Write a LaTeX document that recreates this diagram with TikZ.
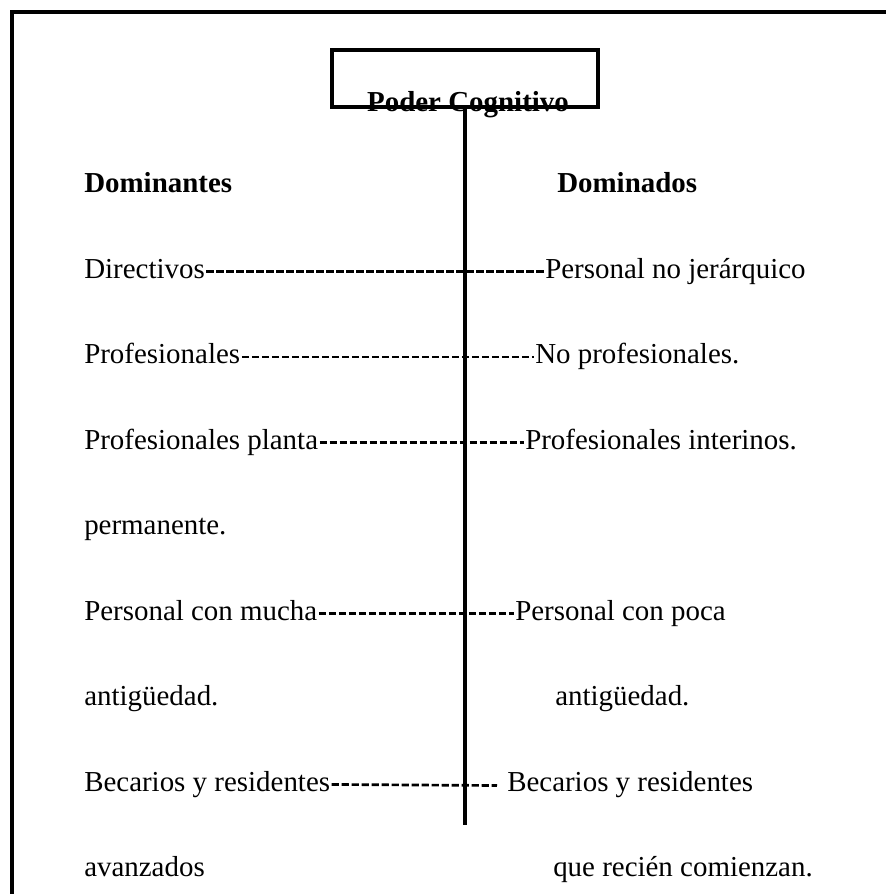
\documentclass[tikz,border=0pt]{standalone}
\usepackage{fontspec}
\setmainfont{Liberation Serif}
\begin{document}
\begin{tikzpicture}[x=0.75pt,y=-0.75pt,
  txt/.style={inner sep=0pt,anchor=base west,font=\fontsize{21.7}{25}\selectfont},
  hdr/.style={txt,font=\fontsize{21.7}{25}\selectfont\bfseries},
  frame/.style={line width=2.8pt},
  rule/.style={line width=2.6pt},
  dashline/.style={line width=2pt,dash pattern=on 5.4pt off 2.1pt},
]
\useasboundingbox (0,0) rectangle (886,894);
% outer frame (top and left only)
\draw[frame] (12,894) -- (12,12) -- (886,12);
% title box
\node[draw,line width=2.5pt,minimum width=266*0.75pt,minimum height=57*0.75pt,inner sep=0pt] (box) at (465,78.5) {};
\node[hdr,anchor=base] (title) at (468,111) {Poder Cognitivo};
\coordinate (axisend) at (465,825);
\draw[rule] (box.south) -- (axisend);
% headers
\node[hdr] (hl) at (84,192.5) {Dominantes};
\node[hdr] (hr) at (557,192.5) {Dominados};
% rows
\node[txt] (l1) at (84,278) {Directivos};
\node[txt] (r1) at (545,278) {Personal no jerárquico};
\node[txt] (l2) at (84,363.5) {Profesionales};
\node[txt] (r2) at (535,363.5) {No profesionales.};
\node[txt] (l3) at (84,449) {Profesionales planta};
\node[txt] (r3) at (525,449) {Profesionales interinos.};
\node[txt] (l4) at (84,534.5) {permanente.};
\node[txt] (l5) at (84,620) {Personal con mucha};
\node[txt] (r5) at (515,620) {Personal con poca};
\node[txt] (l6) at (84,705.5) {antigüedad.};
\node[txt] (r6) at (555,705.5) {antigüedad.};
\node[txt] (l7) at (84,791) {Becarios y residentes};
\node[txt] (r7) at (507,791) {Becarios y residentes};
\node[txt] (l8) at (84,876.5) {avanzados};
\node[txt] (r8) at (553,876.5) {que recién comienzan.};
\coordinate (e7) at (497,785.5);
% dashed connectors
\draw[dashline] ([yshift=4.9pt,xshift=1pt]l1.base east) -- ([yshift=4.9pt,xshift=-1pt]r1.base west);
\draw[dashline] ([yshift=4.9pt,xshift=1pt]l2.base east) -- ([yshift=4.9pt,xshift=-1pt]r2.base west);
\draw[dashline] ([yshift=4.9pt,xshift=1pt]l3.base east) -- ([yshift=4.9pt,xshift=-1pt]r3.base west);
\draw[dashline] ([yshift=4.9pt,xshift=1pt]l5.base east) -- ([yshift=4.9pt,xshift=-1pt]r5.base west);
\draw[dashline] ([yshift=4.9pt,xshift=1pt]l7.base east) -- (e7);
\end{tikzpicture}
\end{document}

Instruction
Leave every image out, and retype the material exactly.

Expected answer
Write a LaTeX document that recreates this diagram with TikZ.
\documentclass[tikz,border=0pt]{standalone}
\usepackage{fontspec}
\setmainfont{Liberation Serif}
\begin{document}
\begin{tikzpicture}[x=0.75pt,y=-0.75pt,
  txt/.style={inner sep=0pt,anchor=base west,font=\fontsize{21.7}{25}\selectfont},
  hdr/.style={txt,font=\fontsize{21.7}{25}\selectfont\bfseries},
  frame/.style={line width=2.8pt},
  rule/.style={line width=2.6pt},
  dashline/.style={line width=2pt,dash pattern=on 5.4pt off 2.1pt},
]
\useasboundingbox (0,0) rectangle (886,894);
% outer frame (top and left only)
\draw[frame] (12,894) -- (12,12) -- (886,12);
% title box
\node[draw,line width=2.5pt,minimum width=266*0.75pt,minimum height=57*0.75pt,inner sep=0pt] (box) at (465,78.5) {};
\node[hdr,anchor=base] (title) at (468,111) {Poder Cognitivo};
\coordinate (axisend) at (465,825);
\draw[rule] (box.south) -- (axisend);
% headers
\node[hdr] (hl) at (84,192.5) {Dominantes};
\node[hdr] (hr) at (557,192.5) {Dominados};
% rows
\node[txt] (l1) at (84,278) {Directivos};
\node[txt] (r1) at (545,278) {Personal no jerárquico};
\node[txt] (l2) at (84,363.5) {Profesionales};
\node[txt] (r2) at (535,363.5) {No profesionales.};
\node[txt] (l3) at (84,449) {Profesionales planta};
\node[txt] (r3) at (525,449) {Profesionales interinos.};
\node[txt] (l4) at (84,534.5) {permanente.};
\node[txt] (l5) at (84,620) {Personal con mucha};
\node[txt] (r5) at (515,620) {Personal con poca};
\node[txt] (l6) at (84,705.5) {antigüedad.};
\node[txt] (r6) at (555,705.5) {antigüedad.};
\node[txt] (l7) at (84,791) {Becarios y residentes};
\node[txt] (r7) at (507,791) {Becarios y residentes};
\node[txt] (l8) at (84,876.5) {avanzados};
\node[txt] (r8) at (553,876.5) {que recién comienzan.};
\coordinate (e7) at (497,785.5);
% dashed connectors
\draw[dashline] ([yshift=4.9pt,xshift=1pt]l1.base east) -- ([yshift=4.9pt,xshift=-1pt]r1.base west);
\draw[dashline] ([yshift=4.9pt,xshift=1pt]l2.base east) -- ([yshift=4.9pt,xshift=-1pt]r2.base west);
\draw[dashline] ([yshift=4.9pt,xshift=1pt]l3.base east) -- ([yshift=4.9pt,xshift=-1pt]r3.base west);
\draw[dashline] ([yshift=4.9pt,xshift=1pt]l5.base east) -- ([yshift=4.9pt,xshift=-1pt]r5.base west);
\draw[dashline] ([yshift=4.9pt,xshift=1pt]l7.base east) -- (e7);
\end{tikzpicture}
\end{document}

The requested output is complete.